Synergistically optimizing electrocaloric effects and temperature span in KNN-based ceramics utilizing a relaxor multiphase boundary

Abstract

A combination of large adiabatic temperature change (ΔT) and wide temperature span (T_span) in lead-free ceramics is highly desired to develop eco-friendly and highly efficient solid-state refrigeration based on electrocaloric effects. However, the lack of success in synergistically optimizing both large ΔT and wide T_span in one material impedes the practical applications of electrocaloric refrigeration technology.
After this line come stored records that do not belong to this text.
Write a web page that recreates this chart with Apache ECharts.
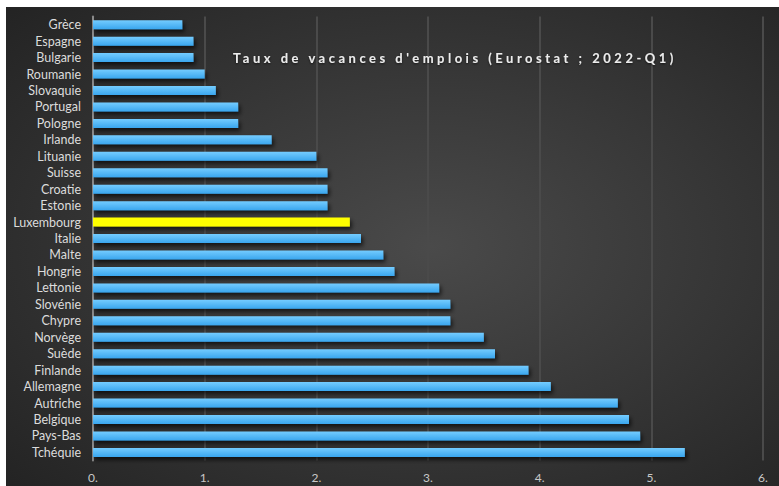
<!DOCTYPE html>
<html>
<head>
<meta charset="utf-8">
<script src="https://cdn.jsdelivr.net/npm/echarts@6/dist/echarts.min.js"></script>
<style>
  html, body { margin: 0; padding: 0; background: #ffffff; }
  #chart { position: absolute; left: 6px; top: 7px; width: 773px; height: 479px; }
</style>
</head>
<body>
<div id="chart"></div>
<script>
// Job vacancy rate by country, 2022-Q1 (listed top to bottom)
const countries = [
  'Grèce', 'Espagne', 'Bulgarie', 'Roumanie', 'Slovaquie', 'Portugal', 'Pologne',
  'Irlande', 'Lituanie', 'Suisse', 'Croatie', 'Estonie', 'Luxembourg', 'Italie',
  'Malte', 'Hongrie', 'Lettonie', 'Slovénie', 'Chypre', 'Norvège', 'Suède',
  'Finlande', 'Allemagne', 'Autriche', 'Belgique', 'Pays-Bas', 'Tchéquie'
];
const vacancyRates = [
  0.8, 0.9, 0.9, 1.0, 1.1, 1.3, 1.3,
  1.6, 2.0, 2.1, 2.1, 2.1, 2.3, 2.4,
  2.6, 2.7, 3.1, 3.2, 3.2, 3.5, 3.6,
  3.9, 4.1, 4.7, 4.8, 4.9, 5.3
];
const highlighted = 'Luxembourg';
const titleText = "Taux de vacances d'emplois (Eurostat ; 2022-Q1)";
const xTicks = [0, 1, 2, 3, 4, 5, 6];

const blueBar = {
  type: 'linear', x: 0, y: 0, x2: 0, y2: 1,
  colorStops: [{ offset: 0, color: '#74ccff' }, { offset: 1, color: '#3aa6ee' }]
};

const el = document.getElementById('chart');
const chart = echarts.init(el, null, { renderer: 'svg' });

chart.setOption({
  animation: false,
  backgroundColor: {
    type: 'radial', x: 0.55, y: 0.5, r: 0.75,
    colorStops: [
      { offset: 0, color: '#4a4a4a' },
      { offset: 1, color: '#232323' }
    ]
  },
  title: {
    text: titleText,
    left: 227, top: 44, padding: 0,
    textStyle: {
      color: '#ececec', fontSize: 13, fontWeight: 'bold',
      fontFamily: 'Lato',
      textShadowColor: 'rgba(0,0,0,0.6)', textShadowBlur: 2, textShadowOffsetY: 1
    }
  },
  grid: { left: 87, right: 16, top: 9.5, bottom: 25.4, containLabel: false },
  xAxis: {
    type: 'value',
    min: xTicks[0], max: xTicks[xTicks.length - 1], interval: 1,
    axisLine: { show: false },
    axisTick: { show: false },
    splitLine: { show: true, lineStyle: { color: '#4a4a4a', width: 2 } },
    axisLabel: {
      color: '#c8c8c8', fontSize: 12, fontFamily: 'Lato', margin: 11,
      formatter: v => v + '.'
    }
  },
  yAxis: {
    type: 'category',
    inverse: true,
    data: countries,
    axisLine: { show: true, lineStyle: { color: '#8c8c8c', width: 2 } },
    axisTick: { show: false },
    splitLine: { show: false },
    axisLabel: {
      interval: 0,
      color: '#dcdcdc', fontSize: 12.5, fontFamily: 'Lato', margin: 12
    }
  },
  series: [{
    type: 'bar',
    barWidth: 9,
    data: vacancyRates.map((v, i) => ({
      value: v,
      itemStyle: { color: countries[i] === highlighted ? '#ffff00' : blueBar }
    })),
    itemStyle: {
      shadowColor: 'rgba(0,0,0,0.65)', shadowBlur: 4, shadowOffsetX: 2, shadowOffsetY: 3
    }
  }]
});

// Spread the heading letters out
function spaceTitle() {
  el.querySelectorAll('text').forEach(t => {
    if (t.textContent === titleText) t.setAttribute('letter-spacing', '3.5');
  });
}
spaceTitle();
chart.on('finished', spaceTitle);
</script>
</body>
</html>
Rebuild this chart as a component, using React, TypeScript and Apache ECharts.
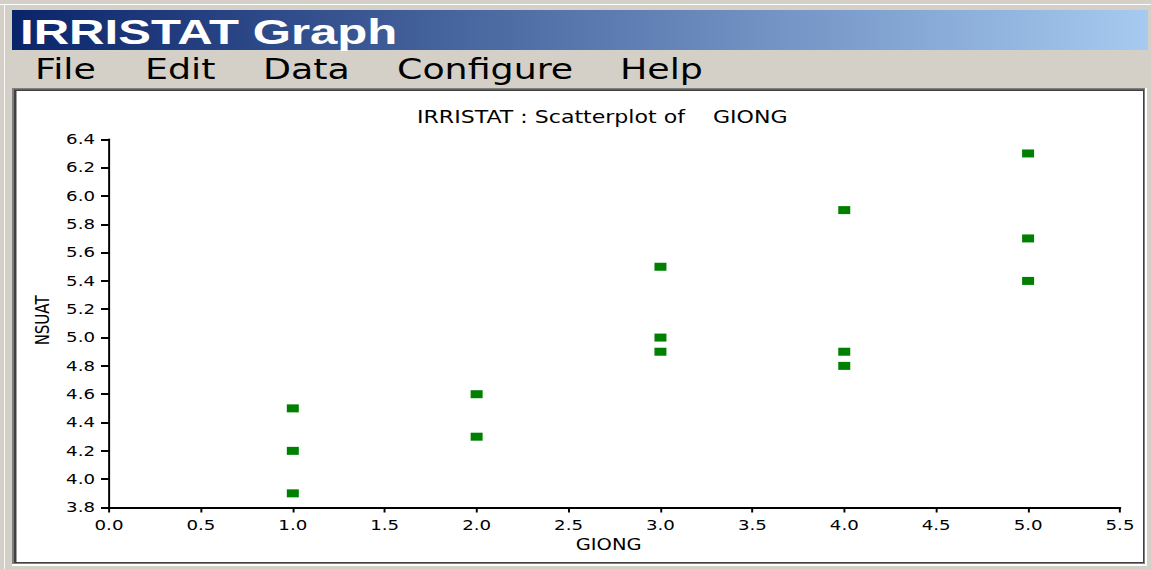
import React, { useEffect, useRef } from "react";
import * as echarts from "echarts";

// ---- data ----
const giong: number[] = [1, 1, 1, 2, 2, 3, 3, 3, 4, 4, 4, 5, 5, 5];
const nsuat: number[] = [3.9, 4.2, 4.5, 4.3, 4.6, 4.9, 5.0, 5.5, 4.8, 4.9, 5.9, 5.4, 5.7, 6.3];
const menuItems: string[] = ["File", "Edit", "Data", "Configure", "Help"];
const menuX: number[] = [35, 145, 263, 397, 620];
const chartTitle = "IRRISTAT : Scatterplot of    GIONG";
const windowTitle = "IRRISTAT Graph";
const xName = "GIONG";
const yName = "NSUAT";

// The reference is a horizontally stretched screenshot; draw at base width and stretch.
const FULL_W = 1151;
const H = 569;
const W = 886;
const S = FULL_W / W;
const X = (px: number) => px / S;

export default function App() {
  const ref = useRef<HTMLDivElement>(null);
  useEffect(() => {
    document.body.style.margin = "0";
    const chart = echarts.init(ref.current!, undefined, { renderer: "svg" });
    const points = giong.map((g, i) => [g, nsuat[i]]);
    const option: any = {
      animation: false,
      backgroundColor: "#d4d0c8",
      title: {
        text: chartTitle,
        left: X(417),
        top: 109,
        padding: 0,
        textStyle: {
          fontFamily: "DejaVu Sans",
          fontSize: 17,
          fontWeight: "normal",
          color: "#000",
        },
      },
      graphic: [
        { type: "line", shape: { x1: 0, y1: 4.5, x2: W, y2: 4.5 }, style: { stroke: "#ffffff", lineWidth: 1 }, z: 0 },
        { type: "line", shape: { x1: X(4.5), y1: 4, x2: X(4.5), y2: H }, style: { stroke: "#ffffff", lineWidth: 1 / S }, z: 0 },
        {
          type: "rect",
          shape: { x: X(12), y: 10, width: X(1136), height: 40 },
          style: {
            fill: new echarts.graphic.LinearGradient(0, 0, 1, 0, [
              { offset: 0, color: "#0a246a" },
              { offset: 1, color: "#a6caf0" },
            ]),
          },
          z: 0,
        },
        {
          type: "text",
          x: X(20),
          y: 31,
          scaleX: 1.05,
          style: {
            text: windowTitle,
            fill: "#ffffff",
            font: "bold 36px 'Liberation Sans', Arial, sans-serif",
            verticalAlign: "middle",
            align: "left",
          },
          z: 1,
        },
        ...menuItems.map((m, i) => ({
          type: "text",
          x: X(menuX[i]),
          y: 70,
          style: {
            text: m,
            fill: "#000000",
            font: "28px 'DejaVu Sans', sans-serif",
            verticalAlign: "middle",
            align: "left",
          },
          z: 1,
        })),
        { type: "rect", shape: { x: X(12), y: 88, width: X(1147) - X(12), height: 566 - 88 }, style: { fill: "#ffffff" }, z: 0 },
        { type: "rect", shape: { x: X(12), y: 88, width: X(1145) - X(12), height: 564 - 88 }, style: { fill: "#808080" }, z: 0 },
        { type: "rect", shape: { x: X(14), y: 89.5, width: X(1144) - X(14), height: 563 - 89.5 }, style: { fill: "#404040" }, z: 0 },
        { type: "rect", shape: { x: X(16.5), y: 91, width: X(1143) - X(16.5), height: 562 - 91 }, style: { fill: "#ffffff" }, z: 0 },
      ],
      grid: {
        left: X(109),
        right: W - X(1120),
        top: 139.3,
        bottom: H - 507.5,
        containLabel: false,
      },
      xAxis: {
        type: "value",
        min: 0,
        max: 5.5,
        interval: 0.5,
        name: xName,
        nameLocation: "middle",
        nameGap: 30,
        nameTextStyle: { fontFamily: "DejaVu Sans", fontSize: 15, color: "#000", padding: [0, 9, 0, 0] },
        axisLine: { show: true, onZero: false, lineStyle: { color: "#000", width: 2 } },
        axisTick: { show: true, inside: false, length: 5, lineStyle: { color: "#000", width: 1.5 } },
        axisLabel: {
          margin: 11,
          fontFamily: "DejaVu Sans",
          fontSize: 14,
          color: "#000",
          formatter: (v: number) => v.toFixed(1),
        },
        splitLine: { show: false },
      },
      yAxis: {
        type: "value",
        min: 3.8,
        max: 6.4,
        interval: 0.2,
        name: yName,
        nameLocation: "middle",
        nameGap: 32,
        nameTextStyle: { fontFamily: "DejaVu Sans", fontSize: 15, color: "#000", padding: [0, 0, 0, 6] },
        axisLine: { show: true, onZero: false, lineStyle: { color: "#000", width: 1.5 } },
        axisTick: { show: true, inside: false, length: X(8), lineStyle: { color: "#000", width: 2 } },
        axisLabel: {
          margin: X(14),
          fontFamily: "DejaVu Sans",
          fontSize: 14,
          color: "#000",
          formatter: (v: number) => v.toFixed(1),
        },
        splitLine: { show: false },
      },
      series: [
        {
          type: "scatter",
          data: points,
          symbol: "rect",
          symbolSize: [X(12), 8],
          itemStyle: { color: "#008000", opacity: 1 },
          z: 5,
        },
      ],
    };
    chart.setOption(option);
    return () => chart.dispose();
  }, []);
  return (
    <div
      ref={ref}
      style={{
        position: "absolute",
        left: 0,
        top: 0,
        width: W + "px",
        height: H + "px",
        transform: `scaleX(${S})`,
        transformOrigin: "0 0",
      }}
    />
  );
}
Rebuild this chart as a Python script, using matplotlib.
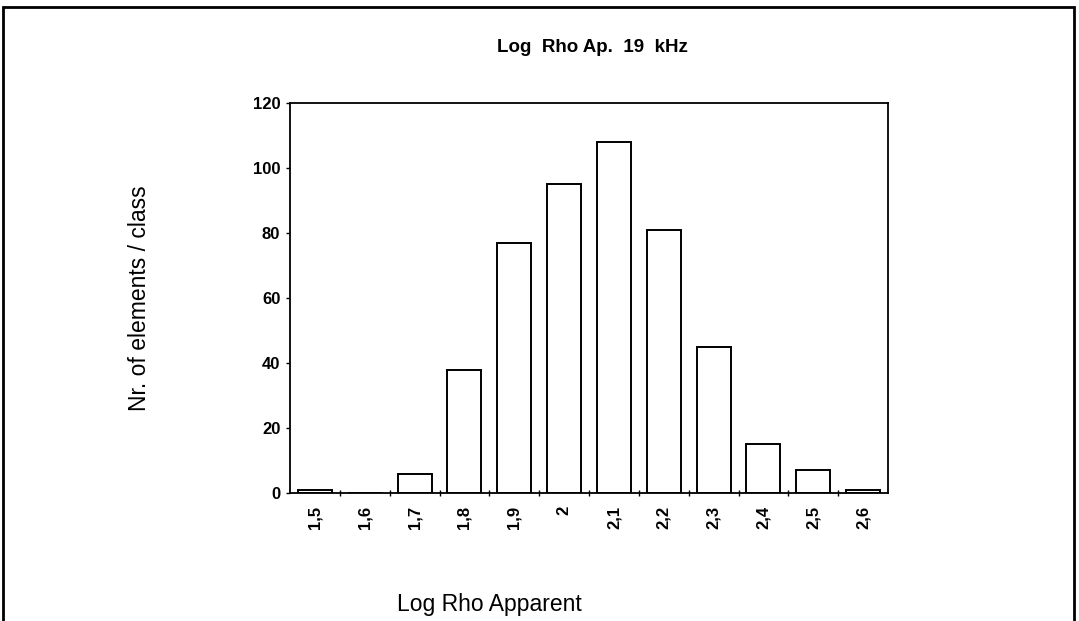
import matplotlib.pyplot as plt
from matplotlib.patches import Rectangle

# classes of log apparent resistivity and counts per class
classes = ['1,5', '1,6', '1,7', '1,8', '1,9', '2', '2,1', '2,2', '2,3', '2,4', '2,5', '2,6']
counts = [1, 0, 6, 38, 77, 95, 108, 81, 45, 15, 7, 1]

plt.rcParams['font.family'] = ['Liberation Sans', 'DejaVu Sans']

fig = plt.figure(figsize=(10.79, 6.21), dpi=100)
ax = fig.add_axes([290 / 1079, 1 - 493 / 621, 598 / 1079, 390 / 621])

pos = list(range(len(classes)))
ax.bar(pos, counts, width=0.68, color='white', edgecolor='black', linewidth=1.4)

ax.set_xlim(-0.5, len(classes) - 0.5)
ax.set_ylim(0, 120)
ax.set_yticks(range(0, 121, 20))
ax.set_yticklabels([str(v) for v in range(0, 121, 20)], fontsize=12, fontweight='bold')
ax.set_xticks(pos)
ax.set_xticklabels(classes, rotation=90, fontsize=12, fontweight='bold')
ax.tick_params(axis='x', length=0, pad=9)
ax.set_xticks([p + 0.5 for p in pos[:-1]], minor=True)
ax.tick_params(axis='x', which='minor', length=4, direction='inout', width=1)
ax.tick_params(axis='y', length=3, direction='out', width=1, pad=4)
for s in ax.spines.values():
    s.set_linewidth(1.3)

fig.text(592 / 1079, 1 - 47 / 621, 'Log  Rho Ap.  19  kHz', ha='center', va='center',
         fontsize=13.5, fontweight='bold')
fig.text(140 / 1079, 1 - 298 / 621, 'Nr. of elements / class', rotation=90,
         ha='center', va='center', fontsize=16.5)
fig.text(489 / 1079, 1 - 604 / 621, 'Log Rho Apparent', ha='center', va='center', fontsize=16.5)

# outer frame of the chart area
fig.patches.append(Rectangle((3 / 1079, -0.05), 1071 / 1079, 1.05 - 7 / 621,
                             transform=fig.transFigure, fill=False,
                             edgecolor='black', linewidth=2))

fig.savefig('out.png', dpi=100)
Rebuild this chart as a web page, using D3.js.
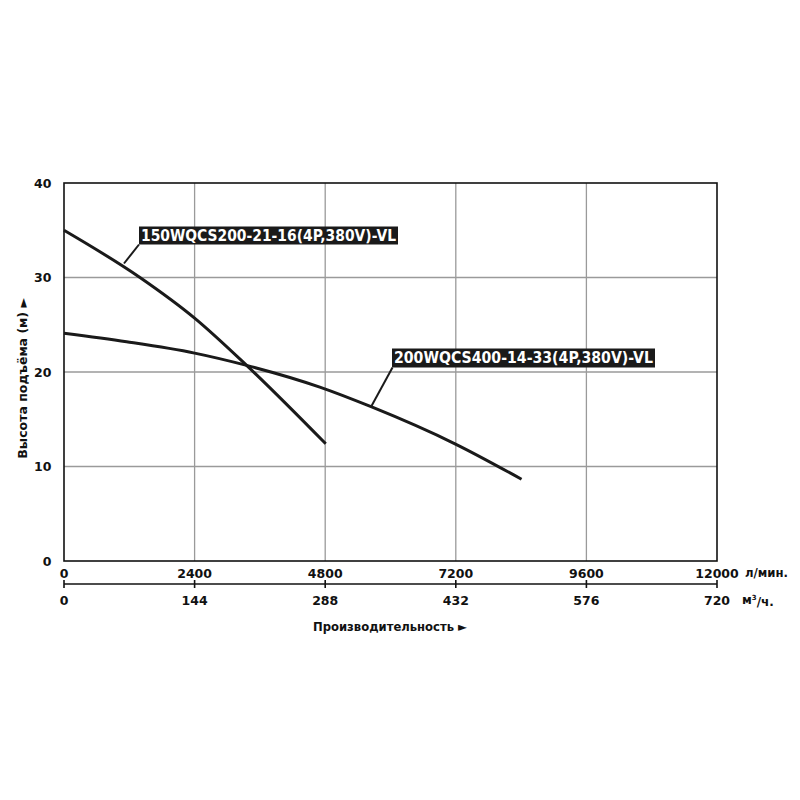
<!DOCTYPE html>
<html><head><meta charset="utf-8">
<script src="https://cdn.jsdelivr.net/npm/d3@7"></script>
<style>body{margin:0;background:#fff}svg{display:block}</style>
</head><body>
<svg id="c" width="800" height="800"></svg>
<script>
const flowTicksLmin = [0, 2400, 4800, 7200, 9600, 12000];
const flowTicksM3h = [0, 144, 288, 432, 576, 720];
const headTicks = [0, 10, 20, 30, 40];
const seriesNames = ["150WQCS200-21-16(4P,380V)-VL", "200WQCS400-14-33(4P,380V)-VL"];
const curve1Flow = [0, 1396, 2400, 3356, 4810];
const curve1Head = [35.0, 30.0, 25.7, 20.7, 12.4];
const curve2Flow = [0, 1150, 2400, 3356, 4701, 5654, 7185, 8408];
const curve2Head = [24.1, 23.2, 22.0, 20.7, 18.4, 16.3, 12.4, 8.65];

const svg = d3.select("#c");
const L = 64, R = 717, T = 183, B = 561;
const x = d3.scaleLinear().domain([0, 12000]).range([L, R]);
const x2 = d3.scaleLinear().domain([0, 720]).range([L, R]);
const y = d3.scaleLinear().domain([0, 40]).range([B, T]);
const font = "'DejaVu Sans',Verdana,sans-serif";
const ink = "#111";

// grid
const g = svg.append("g");
g.selectAll(".vg").data(flowTicksLmin.slice(1, -1)).enter().append("line")
  .attr("x1", d => x(d)).attr("x2", d => x(d)).attr("y1", T).attr("y2", B)
  .attr("stroke", "#9a9a9a").attr("stroke-width", 1.3);
g.selectAll(".hg").data(headTicks.slice(1, -1)).enter().append("line")
  .attr("y1", d => y(d)).attr("y2", d => y(d)).attr("x1", L).attr("x2", R)
  .attr("stroke", "#9a9a9a").attr("stroke-width", 1.3);
svg.append("rect").attr("x", L).attr("y", T).attr("width", R - L).attr("height", B - T)
  .attr("fill", "none").attr("stroke", ink).attr("stroke-width", 1.6);

// y tick labels
svg.selectAll(".yt").data(headTicks).enter().append("text")
  .attr("x", 51.5).attr("y", d => y(d)).attr("dy", "0.36em")
  .attr("text-anchor", "end").attr("font-family", font).attr("font-weight", "bold")
  .attr("font-size", 12.5).attr("fill", ink).text(d => d);

// x tick labels (l/min)
svg.selectAll(".xt").data(flowTicksLmin).enter().append("text")
  .attr("x", d => x(d)).attr("y", 573).attr("dy", "0.36em")
  .attr("text-anchor", "middle").attr("font-family", font).attr("font-weight", "bold")
  .attr("font-size", 12.5).attr("fill", ink).text(d => d);
svg.append("text").attr("x", 745).attr("y", 573).attr("dy", "0.36em")
  .attr("font-family", font).attr("font-weight", "bold").attr("font-size", 12)
  .attr("fill", ink).attr("textLength", 43).attr("lengthAdjust", "spacingAndGlyphs").text("л/мин.");

// second axis m3/h
const ay = 584;
svg.append("line").attr("x1", L).attr("x2", R).attr("y1", ay).attr("y2", ay)
  .attr("stroke", ink).attr("stroke-width", 1.6);
svg.selectAll(".t2").data(flowTicksM3h).enter().append("line")
  .attr("x1", d => x2(d)).attr("x2", d => x2(d)).attr("y1", ay - 4).attr("y2", ay + 4)
  .attr("stroke", ink).attr("stroke-width", 1.6);
svg.selectAll(".xt2").data(flowTicksM3h).enter().append("text")
  .attr("x", d => x2(d)).attr("y", 600).attr("dy", "0.36em")
  .attr("text-anchor", "middle").attr("font-family", font).attr("font-weight", "bold")
  .attr("font-size", 12.5).attr("fill", ink).text(d => d);
const u2 = svg.append("text").attr("x", 742).attr("y", 600).attr("dy", "0.36em")
  .attr("font-family", font).attr("font-weight", "bold").attr("font-size", 12).attr("fill", ink);
u2.append("tspan").text("м");
u2.append("tspan").attr("font-size", 7).attr("dy", "-0.6em").text("3");
u2.append("tspan").attr("dy", "0.45em").text("/ч.");

// axis titles
svg.append("text").attr("x", 313).attr("y", 626).attr("dy", "0.36em")
  .attr("font-family", font).attr("font-weight", "bold")
  .attr("font-size", 12.5).attr("fill", ink)
  .attr("textLength", 154).attr("lengthAdjust", "spacingAndGlyphs").text("Производительность ►");
svg.append("text").attr("transform", "translate(22,298) rotate(-90)").attr("dy", "0.36em")
  .attr("text-anchor", "end").attr("font-family", font).attr("font-weight", "bold")
  .attr("font-size", 12.5).attr("fill", ink).text("Высота подъёма (м) ►");

// curves
const line = d3.line().x(d => x(d[0])).y(d => y(d[1])).curve(d3.curveMonotoneX);
const c1 = curve1Flow.map((f, i) => [f, curve1Head[i]]);
const c2 = curve2Flow.map((f, i) => [f, curve2Head[i]]);
[c1, c2].forEach(c => svg.append("path").attr("d", line(c)).attr("fill", "none")
  .attr("stroke", "#1a1a1a").attr("stroke-width", 3).attr("stroke-linecap", "butt"));

// labels
const labels = [
  {name: seriesNames[0], bx: 139, by: 226.5, bw: 259, bh: 18, lx1: 139, ly1: 244.5, lx2: 124, ly2: 263.5},
  {name: seriesNames[1], bx: 392, by: 348.5, bw: 263, bh: 19, lx1: 392.5, ly1: 367.5, lx2: 371.5, ly2: 406}
];
labels.forEach(l => {
  svg.append("line").attr("x1", l.lx1).attr("y1", l.ly1).attr("x2", l.lx2).attr("y2", l.ly2)
    .attr("stroke", "#1a1a1a").attr("stroke-width", 2);
  svg.append("rect").attr("x", l.bx).attr("y", l.by).attr("width", l.bw).attr("height", l.bh)
    .attr("fill", "#1a1a1a");
  svg.append("text").attr("x", l.bx + 2).attr("y", l.by + l.bh / 2).attr("dy", "0.36em")
    .attr("font-family", font).attr("font-weight", "bold").attr("font-size", 15)
    .attr("fill", "#fff").attr("textLength", l.bw - 4).attr("lengthAdjust", "spacingAndGlyphs")
    .text(l.name);
});
</script>
</body></html>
Here, a relaxor multiphase boundary (RMPB) is structured in (1 − x)(K_0.49Na_0.49Li_0.02)(Nb_0.8Ta_0.2)O₃–xCaZrO₃ (KNLNT–xCZ) ceramics through intentional composition engineering, successfully achieving a region of multiphase coexistence accompanied by diffuse phase transition. A moderate ΔT (0.63 K under 80 kV cm⁻¹) with a wide T_span (43 K within 90% ΔT attenuation) is obtained in a relaxor KNLNT–5CZ ceramic with the coexistence of an R–O–T phase. The results indicate that a coupling effect originally from multi-directional polarization and polar nano-regions (PNRs) in RMPB contributes to the excellent performance combining large ΔT and wide T_span. This work not only expands the applications of KNN-based ceramics from electric energy storage and piezoelectric applications to the refrigeration field, but also opens up a new design avenue for the development of high performance electrocaloric materials with broad temperature ranges.